▶ Given instruction
Where a line contains the word "with", copy that line.

-- Supplied data start --

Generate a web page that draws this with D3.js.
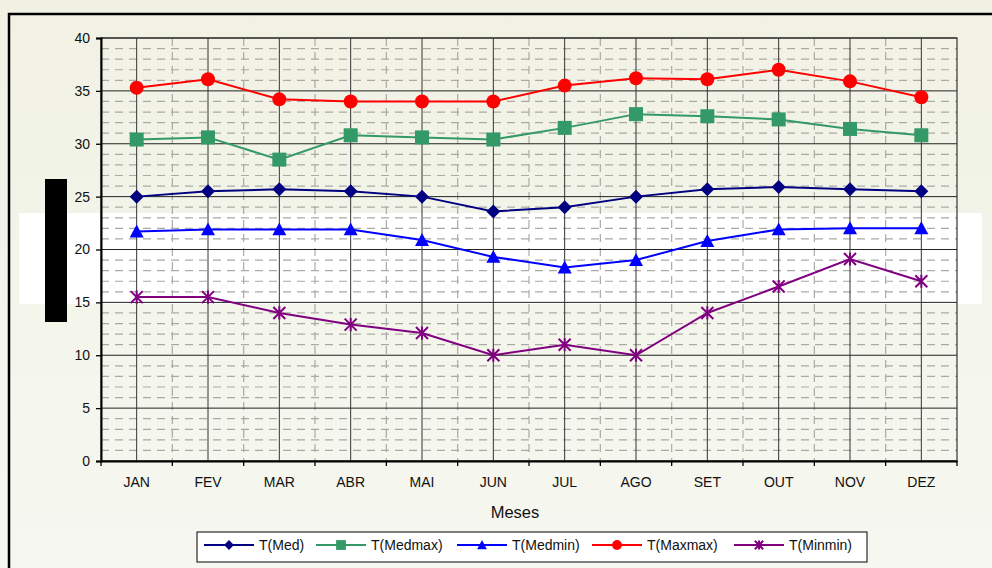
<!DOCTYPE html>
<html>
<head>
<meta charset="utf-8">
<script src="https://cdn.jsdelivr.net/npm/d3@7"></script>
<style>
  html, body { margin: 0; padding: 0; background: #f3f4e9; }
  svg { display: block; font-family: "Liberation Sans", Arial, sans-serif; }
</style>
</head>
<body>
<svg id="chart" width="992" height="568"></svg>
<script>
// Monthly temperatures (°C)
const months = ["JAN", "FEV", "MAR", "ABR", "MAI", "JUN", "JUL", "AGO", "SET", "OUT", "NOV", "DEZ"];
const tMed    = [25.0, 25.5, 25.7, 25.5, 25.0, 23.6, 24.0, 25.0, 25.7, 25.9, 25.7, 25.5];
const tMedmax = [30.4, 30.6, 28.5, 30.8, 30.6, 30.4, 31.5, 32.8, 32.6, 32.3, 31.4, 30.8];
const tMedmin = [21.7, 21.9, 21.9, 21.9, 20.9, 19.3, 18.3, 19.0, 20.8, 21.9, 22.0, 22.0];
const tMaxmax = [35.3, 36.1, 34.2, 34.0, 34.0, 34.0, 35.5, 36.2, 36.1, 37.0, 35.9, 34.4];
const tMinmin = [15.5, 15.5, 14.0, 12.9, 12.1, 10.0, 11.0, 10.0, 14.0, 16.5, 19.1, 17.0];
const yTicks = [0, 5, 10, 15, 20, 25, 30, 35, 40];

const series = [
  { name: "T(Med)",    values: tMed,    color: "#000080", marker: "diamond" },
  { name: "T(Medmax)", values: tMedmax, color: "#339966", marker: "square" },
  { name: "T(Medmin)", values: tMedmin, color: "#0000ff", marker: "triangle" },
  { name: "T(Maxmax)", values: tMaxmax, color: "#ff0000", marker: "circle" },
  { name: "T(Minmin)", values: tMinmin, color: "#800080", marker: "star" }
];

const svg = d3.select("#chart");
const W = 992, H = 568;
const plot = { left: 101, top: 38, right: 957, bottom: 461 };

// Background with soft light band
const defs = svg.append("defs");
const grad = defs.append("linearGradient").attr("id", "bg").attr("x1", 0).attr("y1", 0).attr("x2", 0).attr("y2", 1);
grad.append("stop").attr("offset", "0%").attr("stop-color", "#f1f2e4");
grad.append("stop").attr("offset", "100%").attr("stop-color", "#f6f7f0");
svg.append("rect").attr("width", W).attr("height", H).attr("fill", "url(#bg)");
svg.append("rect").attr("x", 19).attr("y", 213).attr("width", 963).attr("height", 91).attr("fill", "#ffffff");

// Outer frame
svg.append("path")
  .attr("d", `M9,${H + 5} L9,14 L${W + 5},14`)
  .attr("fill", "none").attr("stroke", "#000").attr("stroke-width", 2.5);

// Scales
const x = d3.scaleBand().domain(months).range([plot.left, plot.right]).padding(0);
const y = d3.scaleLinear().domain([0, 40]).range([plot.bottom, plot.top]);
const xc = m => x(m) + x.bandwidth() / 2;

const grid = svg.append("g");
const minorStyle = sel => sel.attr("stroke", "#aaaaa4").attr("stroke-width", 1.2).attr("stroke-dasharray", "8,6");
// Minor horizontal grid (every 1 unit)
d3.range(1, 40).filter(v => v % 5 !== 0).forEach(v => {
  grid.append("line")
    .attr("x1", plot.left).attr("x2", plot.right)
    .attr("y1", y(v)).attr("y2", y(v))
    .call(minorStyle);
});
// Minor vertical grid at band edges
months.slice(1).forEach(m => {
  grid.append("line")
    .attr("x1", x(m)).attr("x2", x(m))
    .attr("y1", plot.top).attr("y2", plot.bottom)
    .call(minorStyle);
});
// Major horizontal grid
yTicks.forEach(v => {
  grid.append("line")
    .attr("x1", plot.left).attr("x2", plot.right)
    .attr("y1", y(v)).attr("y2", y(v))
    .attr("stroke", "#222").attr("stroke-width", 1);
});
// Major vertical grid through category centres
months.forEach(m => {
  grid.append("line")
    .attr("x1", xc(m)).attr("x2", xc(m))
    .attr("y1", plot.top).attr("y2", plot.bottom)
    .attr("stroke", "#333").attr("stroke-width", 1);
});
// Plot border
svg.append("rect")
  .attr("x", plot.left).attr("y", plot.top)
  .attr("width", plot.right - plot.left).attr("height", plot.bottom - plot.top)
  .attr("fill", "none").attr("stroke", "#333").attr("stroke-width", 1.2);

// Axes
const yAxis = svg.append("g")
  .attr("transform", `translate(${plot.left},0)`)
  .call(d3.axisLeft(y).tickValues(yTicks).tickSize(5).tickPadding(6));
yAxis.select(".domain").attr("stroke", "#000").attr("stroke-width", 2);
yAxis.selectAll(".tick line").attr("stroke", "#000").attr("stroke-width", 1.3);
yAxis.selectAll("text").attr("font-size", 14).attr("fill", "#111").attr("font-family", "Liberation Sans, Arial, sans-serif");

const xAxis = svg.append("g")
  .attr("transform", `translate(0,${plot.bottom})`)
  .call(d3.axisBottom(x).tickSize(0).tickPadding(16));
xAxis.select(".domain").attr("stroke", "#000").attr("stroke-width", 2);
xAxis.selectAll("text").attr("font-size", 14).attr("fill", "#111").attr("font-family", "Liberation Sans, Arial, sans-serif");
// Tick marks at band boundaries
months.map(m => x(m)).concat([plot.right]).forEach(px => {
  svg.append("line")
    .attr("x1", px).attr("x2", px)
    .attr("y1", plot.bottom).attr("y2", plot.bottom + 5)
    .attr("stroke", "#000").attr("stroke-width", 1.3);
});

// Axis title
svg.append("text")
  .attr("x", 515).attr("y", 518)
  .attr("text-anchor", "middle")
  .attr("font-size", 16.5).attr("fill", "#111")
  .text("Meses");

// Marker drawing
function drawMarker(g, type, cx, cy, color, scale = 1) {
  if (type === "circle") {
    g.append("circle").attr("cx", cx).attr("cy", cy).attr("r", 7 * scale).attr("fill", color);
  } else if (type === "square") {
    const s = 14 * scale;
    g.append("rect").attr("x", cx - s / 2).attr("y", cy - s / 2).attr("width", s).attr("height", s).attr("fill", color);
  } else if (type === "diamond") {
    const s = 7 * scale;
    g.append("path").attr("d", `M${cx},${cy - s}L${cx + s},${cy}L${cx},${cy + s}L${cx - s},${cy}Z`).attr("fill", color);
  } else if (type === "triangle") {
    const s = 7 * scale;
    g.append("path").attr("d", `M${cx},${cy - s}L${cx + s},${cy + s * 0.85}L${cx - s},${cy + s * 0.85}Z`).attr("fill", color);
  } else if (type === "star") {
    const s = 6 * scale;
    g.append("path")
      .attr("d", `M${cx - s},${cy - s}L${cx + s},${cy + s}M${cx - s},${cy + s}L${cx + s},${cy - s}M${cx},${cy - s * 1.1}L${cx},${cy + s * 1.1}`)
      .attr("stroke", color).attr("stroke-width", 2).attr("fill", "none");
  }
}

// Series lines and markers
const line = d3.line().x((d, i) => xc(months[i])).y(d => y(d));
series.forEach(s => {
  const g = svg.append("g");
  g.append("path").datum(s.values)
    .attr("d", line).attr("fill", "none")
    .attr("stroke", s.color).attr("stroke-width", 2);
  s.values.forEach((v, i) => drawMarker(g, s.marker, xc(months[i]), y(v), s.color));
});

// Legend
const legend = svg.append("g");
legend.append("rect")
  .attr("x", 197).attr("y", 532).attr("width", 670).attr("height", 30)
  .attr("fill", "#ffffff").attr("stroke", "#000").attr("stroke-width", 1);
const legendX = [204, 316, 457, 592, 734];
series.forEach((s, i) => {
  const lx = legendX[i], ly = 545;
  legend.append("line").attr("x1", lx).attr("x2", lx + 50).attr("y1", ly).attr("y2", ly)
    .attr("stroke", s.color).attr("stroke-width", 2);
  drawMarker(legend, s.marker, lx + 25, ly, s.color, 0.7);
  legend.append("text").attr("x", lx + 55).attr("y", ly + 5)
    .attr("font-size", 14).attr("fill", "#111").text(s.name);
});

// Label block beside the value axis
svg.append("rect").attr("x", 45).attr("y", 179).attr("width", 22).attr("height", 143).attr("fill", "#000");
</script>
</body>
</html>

-- Supplied data end --

▶ Exercise answer
Generate a web page that draws this with D3.js.
// Background with soft light band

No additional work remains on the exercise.